INFORMATION SHOWN:
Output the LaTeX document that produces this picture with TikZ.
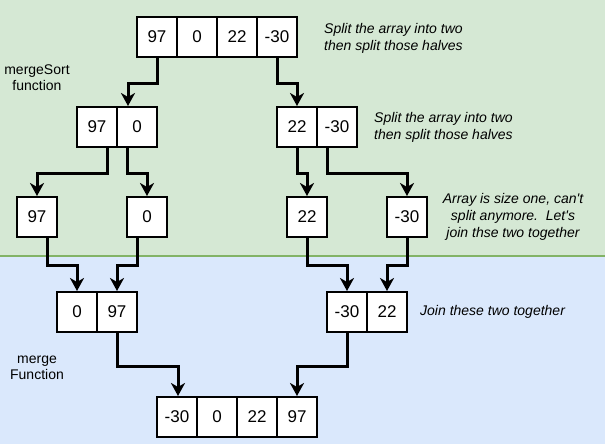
\documentclass[tikz,border=0pt]{standalone}
\usepackage{fontspec}
\setmainfont{Liberation Sans}
\usetikzlibrary{arrows.meta}
\definecolor{grn}{HTML}{D5E8D4}
\definecolor{grnline}{HTML}{82B366}
\definecolor{blu}{HTML}{DAE8FC}
\begin{document}
\begin{tikzpicture}[x=1pt,y=-1pt,
  cell/.style={draw,line width=2pt,fill=white,minimum width=40pt,minimum height=40pt,inner sep=0pt,font=\fontsize{17}{20}\selectfont},
  link/.style={line width=3pt,line join=miter,-{Stealth[length=13pt,width=14pt,inset=4pt]}},
  note/.style={font=\fontsize{14}{16.7}\selectfont\itshape,inner sep=0pt},
  sidetext/.style={font=\fontsize{14}{16}\selectfont,inner sep=0pt,align=center}]
\useasboundingbox (0,0) rectangle (605,444);
% backgrounds
\fill[grn] (0,0) rectangle (605,256);
\fill[blu] (0,256) rectangle (605,444);
\draw[grnline,line width=1.5pt] (0,256) -- (605,256);
% level 1
\node[cell] (a1) at (157,37) {97};
\node[cell] (a2) at (197,37) {0};
\node[cell] (a3) at (237,37) {22};
\node[cell] (a4) at (277,37) {-30};
% level 2
\node[cell] (b1) at (97,127) {97};
\node[cell] (b2) at (137,127) {0};
\node[cell] (c1) at (297,127) {22};
\node[cell] (c2) at (337,127) {-30};
% level 3
\node[cell] (d1) at (37,217) {97};
\node[cell] (d2) at (147,217) {0};
\node[cell] (e1) at (307,217) {22};
\node[cell] (e2) at (407,217) {-30};
% level 4
\node[cell] (f1) at (77,312) {0};
\node[cell] (f2) at (117,312) {97};
\node[cell] (g1) at (347,312) {-30};
\node[cell] (g2) at (387,312) {22};
% level 5
\node[cell] (h1) at (177,417) {-30};
\node[cell] (h2) at (217,417) {0};
\node[cell] (h3) at (257,417) {22};
\node[cell] (h4) at (297,417) {97};
% connectors
\draw[link] (a1.south) -- ++(0,25) -| ([xshift=-9pt]b2.north);
\draw[link] (a4.south) -- ++(0,25) -| (c1.north);
\draw[link] ([xshift=10pt]b1.south) -- ++(0,25) -| (d1.north);
\draw[link] ([xshift=-10pt]b2.south) -- ++(0,25) -| (d2.north);
\draw[link] (c1.south) -- ++(0,25) -| (e1.north);
\draw[link] ([xshift=-10pt]c2.south) -- ++(0,25) -| (e2.north);
\draw[link] ([xshift=10pt]d1.south) -- ++(0,27) -| (f1.north);
\draw[link] ([xshift=-10pt]d2.south) -- ++(0,27) -| (f2.north);
\draw[link] (e1.south) -- ++(0,27) -| (g1.north);
\draw[link] (e2.south) -- ++(0,27) -| (g2.north);
\draw[link] (f2.south) -- ++(0,33) -| ([xshift=1pt]h1.north);
\draw[link] (g1.south) -- ++(0,33) -| (h4.north);
% notes
\node[note,anchor=west,align=left] (n1) at (324,38.5) {Split the array into two\\then split those halves};
\node[note,anchor=west,align=left] (n2) at (374,127.5) {Split the array into two\\then split those halves};
\node[note,align=center] (n3) at (513,217) {Array is size one, can\textquotesingle t\\split anymore.\ \ Let\textquotesingle s\\join thse two together};
\node[note,anchor=west] (n4) at (420,312) {Join these two together};
\node[sidetext] (s1) at (37,78) {mergeSort\\function};
\node[sidetext] (s2) at (37,368) {merge\\Function};
\end{tikzpicture}
\end{document}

SHORT PROBLEM: Return the listing above in full and without alteration, excluding its pictures.

WRITTEN RESPONSE:
Output the LaTeX document that produces this picture with TikZ.
\documentclass[tikz,border=0pt]{standalone}
\usepackage{fontspec}
\setmainfont{Liberation Sans}
\usetikzlibrary{arrows.meta}
\definecolor{grn}{HTML}{D5E8D4}
\definecolor{grnline}{HTML}{82B366}
\definecolor{blu}{HTML}{DAE8FC}
\begin{document}
\begin{tikzpicture}[x=1pt,y=-1pt,
  cell/.style={draw,line width=2pt,fill=white,minimum width=40pt,minimum height=40pt,inner sep=0pt,font=\fontsize{17}{20}\selectfont},
  link/.style={line width=3pt,line join=miter,-{Stealth[length=13pt,width=14pt,inset=4pt]}},
  note/.style={font=\fontsize{14}{16.7}\selectfont\itshape,inner sep=0pt},
  sidetext/.style={font=\fontsize{14}{16}\selectfont,inner sep=0pt,align=center}]
\useasboundingbox (0,0) rectangle (605,444);
% backgrounds
\fill[grn] (0,0) rectangle (605,256);
\fill[blu] (0,256) rectangle (605,444);
\draw[grnline,line width=1.5pt] (0,256) -- (605,256);
% level 1
\node[cell] (a1) at (157,37) {97};
\node[cell] (a2) at (197,37) {0};
\node[cell] (a3) at (237,37) {22};
\node[cell] (a4) at (277,37) {-30};
% level 2
\node[cell] (b1) at (97,127) {97};
\node[cell] (b2) at (137,127) {0};
\node[cell] (c1) at (297,127) {22};
\node[cell] (c2) at (337,127) {-30};
% level 3
\node[cell] (d1) at (37,217) {97};
\node[cell] (d2) at (147,217) {0};
\node[cell] (e1) at (307,217) {22};
\node[cell] (e2) at (407,217) {-30};
% level 4
\node[cell] (f1) at (77,312) {0};
\node[cell] (f2) at (117,312) {97};
\node[cell] (g1) at (347,312) {-30};
\node[cell] (g2) at (387,312) {22};
% level 5
\node[cell] (h1) at (177,417) {-30};
\node[cell] (h2) at (217,417) {0};
\node[cell] (h3) at (257,417) {22};
\node[cell] (h4) at (297,417) {97};
% connectors
\draw[link] (a1.south) -- ++(0,25) -| ([xshift=-9pt]b2.north);
\draw[link] (a4.south) -- ++(0,25) -| (c1.north);
\draw[link] ([xshift=10pt]b1.south) -- ++(0,25) -| (d1.north);
\draw[link] ([xshift=-10pt]b2.south) -- ++(0,25) -| (d2.north);
\draw[link] (c1.south) -- ++(0,25) -| (e1.north);
\draw[link] ([xshift=-10pt]c2.south) -- ++(0,25) -| (e2.north);
\draw[link] ([xshift=10pt]d1.south) -- ++(0,27) -| (f1.north);
\draw[link] ([xshift=-10pt]d2.south) -- ++(0,27) -| (f2.north);
\draw[link] (e1.south) -- ++(0,27) -| (g1.north);
\draw[link] (e2.south) -- ++(0,27) -| (g2.north);
\draw[link] (f2.south) -- ++(0,33) -| ([xshift=1pt]h1.north);
\draw[link] (g1.south) -- ++(0,33) -| (h4.north);
% notes
\node[note,anchor=west,align=left] (n1) at (324,38.5) {Split the array into two\\then split those halves};
\node[note,anchor=west,align=left] (n2) at (374,127.5) {Split the array into two\\then split those halves};
\node[note,align=center] (n3) at (513,217) {Array is size one, can\textquotesingle t\\split anymore.\ \ Let\textquotesingle s\\join thse two together};
\node[note,anchor=west] (n4) at (420,312) {Join these two together};
\node[sidetext] (s1) at (37,78) {mergeSort\\function};
\node[sidetext] (s2) at (37,368) {merge\\Function};
\end{tikzpicture}
\end{document}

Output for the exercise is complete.